Unemployment: A Conservative’s Perspective


By: David Bozeman
Although I have devoted much of  my life to preserving America’s   defining values and institutions, through activism, party leadership and as a   columnist, I have always held a day job.  The ideas I advance, including   the ones extolling capitalism, individual initiative and self-sufficiency, are   the results of my life experiences and observations.  I have never been   employed by a think tank and have never walked the steps of the US Capitol,   except as a tourist.

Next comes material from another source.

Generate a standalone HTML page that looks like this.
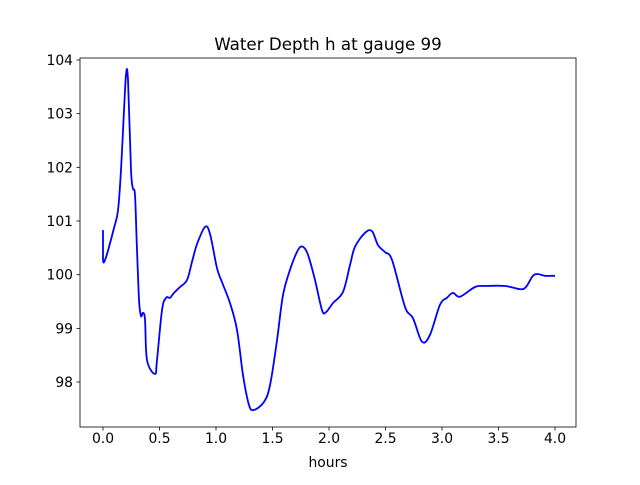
<!DOCTYPE html>
<html><head><meta charset="utf-8"><style>
body{margin:0;background:#fff}
svg text{font-family:"DejaVu Sans","Liberation Sans",sans-serif;font-size:13.9px;fill:#000}
</style></head><body>
<svg id="chart" width="640" height="480" xmlns="http://www.w3.org/2000/svg">
<rect width="640" height="480" fill="#fff"/>
<text x="328" y="50" text-anchor="middle" style="font-size:16.7px">Water Depth h at gauge 99</text>
<g id="axes"></g>
<path id="series" fill="none" stroke="#0000ff" stroke-width="1.8" stroke-linejoin="round"/>
<rect x="80" y="58" width="496" height="369" fill="none" stroke="#000" stroke-width="0.8"/>
<text x="328" y="467" text-anchor="middle">hours</text>
</svg>
<script>
const hours=[0,0,0.027,0.097,0.133,0.159,0.186,0.204,0.221,0.248,0.265,0.283,0.301,0.319,0.336,0.354,0.372,0.389,0.46,0.478,0.522,0.558,0.593,0.628,0.681,0.743,0.788,0.832,0.903,0.947,1.009,1.053,1.124,1.186,1.239,1.292,1.336,1.425,1.478,1.54,1.593,1.655,1.726,1.77,1.814,1.876,1.938,1.973,2.035,2.124,2.186,2.23,2.319,2.381,2.434,2.496,2.558,2.673,2.743,2.823,2.894,2.982,3.044,3.097,3.159,3.292,3.381,3.558,3.69,3.743,3.805,3.85,3.912,4.0];
const depth=[100.83,100.27,100.33,100.87,101.2,101.95,103.07,103.74,103.63,101.95,101.61,101.48,100.46,99.53,99.23,99.29,99.16,98.41,98.15,98.41,99.34,99.57,99.57,99.66,99.77,99.9,100.24,100.57,100.89,100.76,100.12,99.86,99.47,98.97,98.13,97.57,97.48,97.63,97.94,98.78,99.62,100.09,100.46,100.52,100.37,99.9,99.34,99.3,99.47,99.68,100.18,100.52,100.78,100.81,100.55,100.42,100.27,99.4,99.19,98.75,98.88,99.44,99.57,99.66,99.59,99.77,99.79,99.79,99.73,99.77,99.98,100.01,99.98,99.98];
const xTicks=[0,0.5,1,1.5,2,2.5,3,3.5,4];
const xTickLabels=["0.0","0.5","1.0","1.5","2.0","2.5","3.0","3.5","4.0"];
const yTicks=[98,99,100,101,102,103,104];
const yTickLabels=["98","99","100","101","102","103","104"];
const sx=v=>103+v*113, sy=v=>60+(104-v)*53.67;
const ns="http://www.w3.org/2000/svg", g=document.getElementById('axes');
function mk(t,a){const e=document.createElementNS(ns,t);for(const k in a)e.setAttribute(k,a[k]);g.appendChild(e);return e;}
xTicks.forEach((v,i)=>{
 const l=mk('line',{x1:sx(v),x2:sx(v),y1:427,y2:430.5,stroke:'#000','stroke-width':0.8});
 
 
 const t=mk('text',{x:sx(v),y:443,'text-anchor':'middle'});t.textContent=xTickLabels[i];
 
 
});
yTicks.forEach((v,i)=>{
 const l=mk('line',{x1:76.5,x2:80,y1:sy(v),y2:sy(v),stroke:'#000','stroke-width':0.8});
 
 
 const t=mk('text',{x:73,y:sy(v)+5,'text-anchor':'end'});t.textContent=yTickLabels[i];
 
 
});
// Catmull-Rom smoothing through data points
const P=hours.map((h,i)=>[sx(h),sy(depth[i])]);
let d='M'+P[0][0].toFixed(1)+','+P[0][1].toFixed(1);
for(let i=0;i<P.length-1;i++){
 const p0=P[Math.max(0,i-1)],p1=P[i],p2=P[i+1],p3=P[Math.min(P.length-1,i+2)];
 const c1=[p1[0]+(p2[0]-p0[0])/6,p1[1]+(p2[1]-p0[1])/6];
 const c2=[p2[0]-(p3[0]-p1[0])/6,p2[1]-(p3[1]-p1[1])/6];
 if(i===0){d+=' L'+p2[0].toFixed(1)+','+p2[1].toFixed(1);continue;}
 d+=' C'+c1[0].toFixed(1)+','+c1[1].toFixed(1)+' '+c2[0].toFixed(1)+','+c2[1].toFixed(1)+' '+p2[0].toFixed(1)+','+p2[1].toFixed(1);
}
document.getElementById('series').setAttribute('d',d);
</script>
</body></html>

I tell this because, in just under six months, due to my primary   employer’s restructuring plan, I will join the ranks of America’s   unemployed.  For the first time in my life, unemployment is not some   abstract bone of contention on a political roundtable, it is real and it is   personal.
That is the glaring truth of being without work that we seldom learn   unless it hits home.  Unemployment is an intensely personal crisis and,   as a political animal, I don’t even ponder the political causes or   ramifications of my situation.  Amazingly, I don’t even curse   President Obama (though some tell me I should).  Unemployment is   unsettling, but it is life, and I alone must chart my ultimate course.
But, curiously, at the same time, I find myself tempted by what the state   may have to offer. . .  Money for school and job training is an option   worth considering.  Should I keep my unemployment benefits or take the   first opportunity that comes along, even if it pays less?  For the modern   job seeker, these and other questions and numerous what-ifs riddle our brains   pretty much around the clock.  Once we are banished from our comfort   zones and our livelihoods are threatened, state-provided benefits seem   to offer the safest ports in the storm.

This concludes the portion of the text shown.